The analysis of archival data, normally within a purpose-built data repository, is fairly mature although still very expensive to license and operate.

Safety

Safety is paramount across every aspect of the energy industry. The post-event feedback loop is a critical component of making incremental improvements in safety by design, but companies need to know how it can make quantum improvements. The answers may lie in the evaluation of complex systems of physical attributes all being considered in relationship to one another in the moment of operation.

Operational

Through big data or Big Analog Data, companies now have the ability to examine a wider variety of physical characteristics in the environments where they work, which gives them an opportunity to do predictive and prescriptive maintenance. They can see the earliest stages of wear and then issue maintenance tickets or recommendations against the manufacturers’ recommended cycles. This is perhaps the biggest opportunity that awaits the industry. If problems are germinating, they can be discovered earlier and managed according to safety, operational, and financial priorities. Reduction of unplanned downtime is only one obvious result.

Efficiency

The post-event analysis also is fairly mature and allows organizations to draw a relational link between physical environmental aspects and the results that were achieved. Companies are able to look for the same characteristics in their next action and apply the lessons they’ve learned to get a slightly better result. In the near-time model of analytics, it will be possible to monitor these production indicators and make suggestions about adjustments that will impact the current result rather than having to wait for the next appearance of this type of environment.

Training

Training is not an area that most people relate to digital oilfield discussions, but consider a case in which normal monitoring of a drill site shows an unusual pattern for pressure at a set of pumps. The increased pressure starts to impact the projected life cycle of the seals and bearings of the system, but the pressure is not something that can relate directly to other elements in the physical data, such as a drop in temperature or changes in gas composition. It’s only when the staffing schedules from the HR management platform are added that it becomes apparent that a specific operator, or group of operators, is overtaxing the machinery in order to hit the shift’s goals. That information can trigger retraining requests as well as alerts to the appropriate supervisors in the field, allowing the future monitoring of indicators to ensure compliance.

The potential

The future of digital oilfield technologies may lie in a new domain that Ron Pecunia, global director of end-to-end solutions at Dell Business Innovation Services, has coined as “engineering intelligence and analytics.”

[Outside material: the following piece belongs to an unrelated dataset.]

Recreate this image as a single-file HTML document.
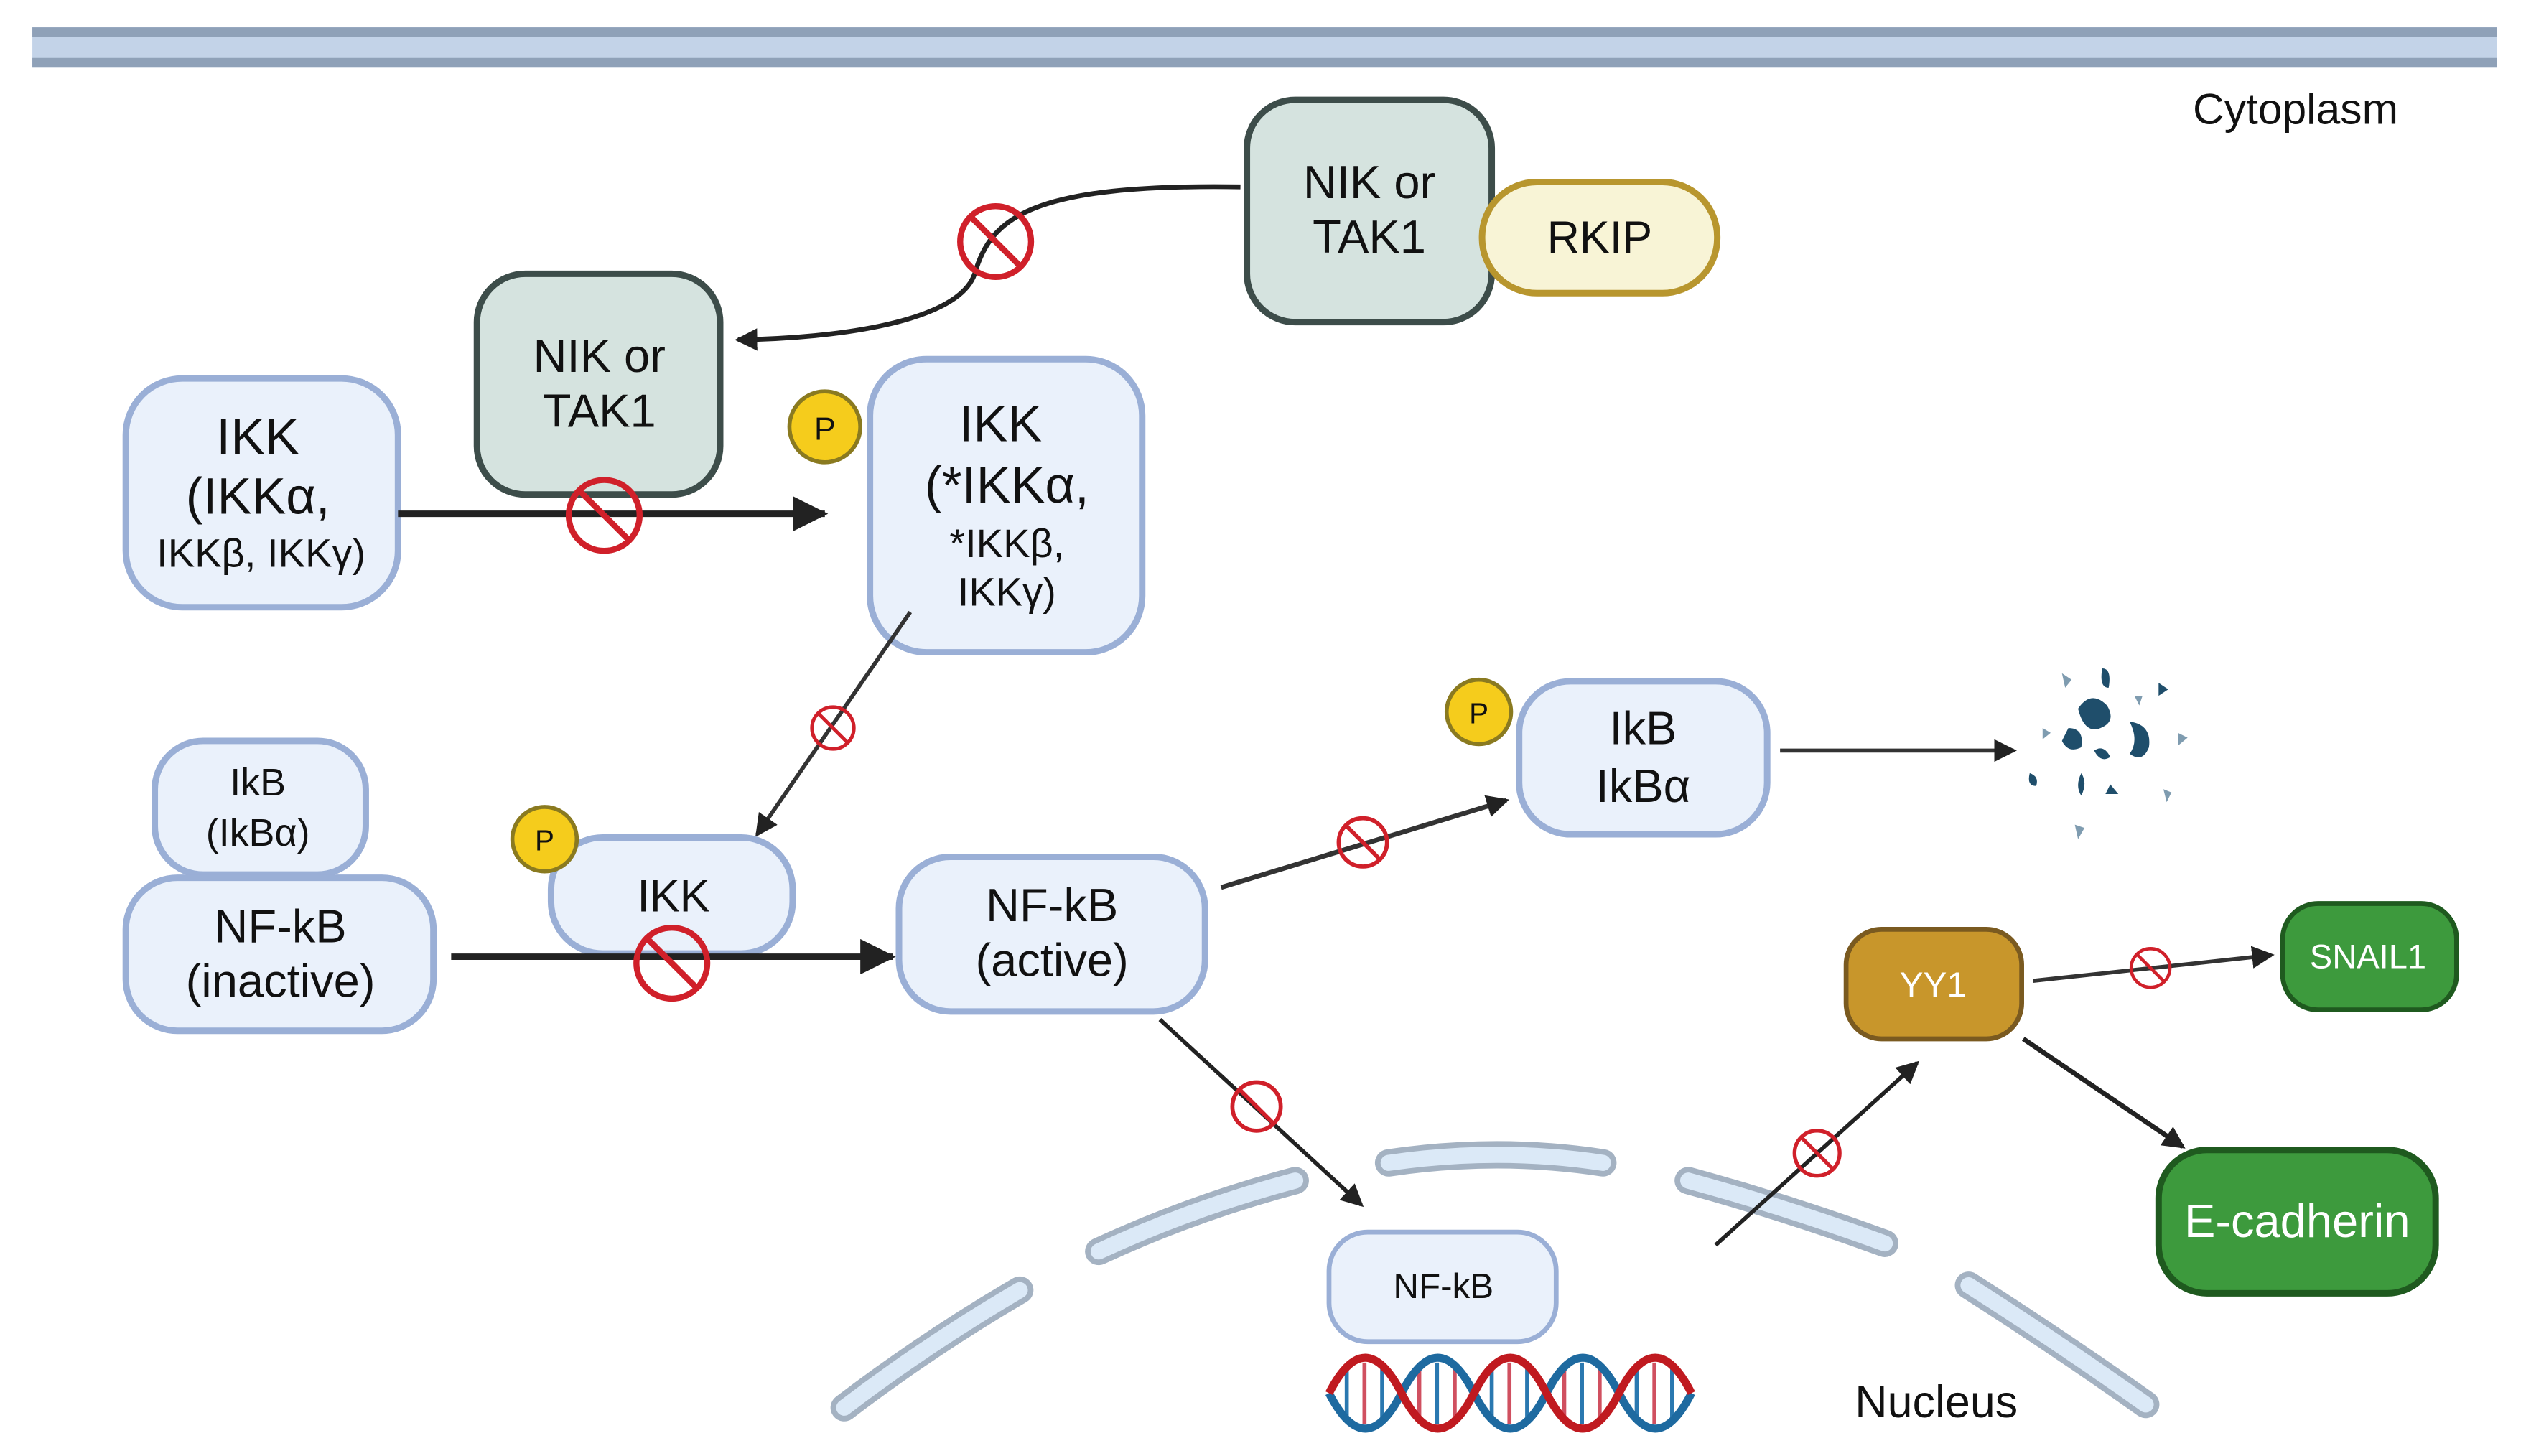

“With advances in big data know-how we can bring in vast amounts of rich engineering information along with robust analog data to exploit possibilities enabled via advanced analytics,” Pecunia said. “The resulting new business processes will reshape the energy industry over time.”

The digital oil field has the potential to change all aspects of business in the oil and gas industry. To be successful in this next evolution, companies will need to unite engineering and data science and keep in mind that the models will need to continuously evolve to improve and adapt to changes in technology and environments. This will require companies to partner with firms that understand and excel in the four dimensions of the digital oil field: engineering, data science, business, and operations. These areas correlate to the acquisition of data, analysis of the data, action taken from the data, and the assessment of impact to the business. If any of these components is underrepresented, companies run the risk of being less safe, less efficient, or less profitable than they could be.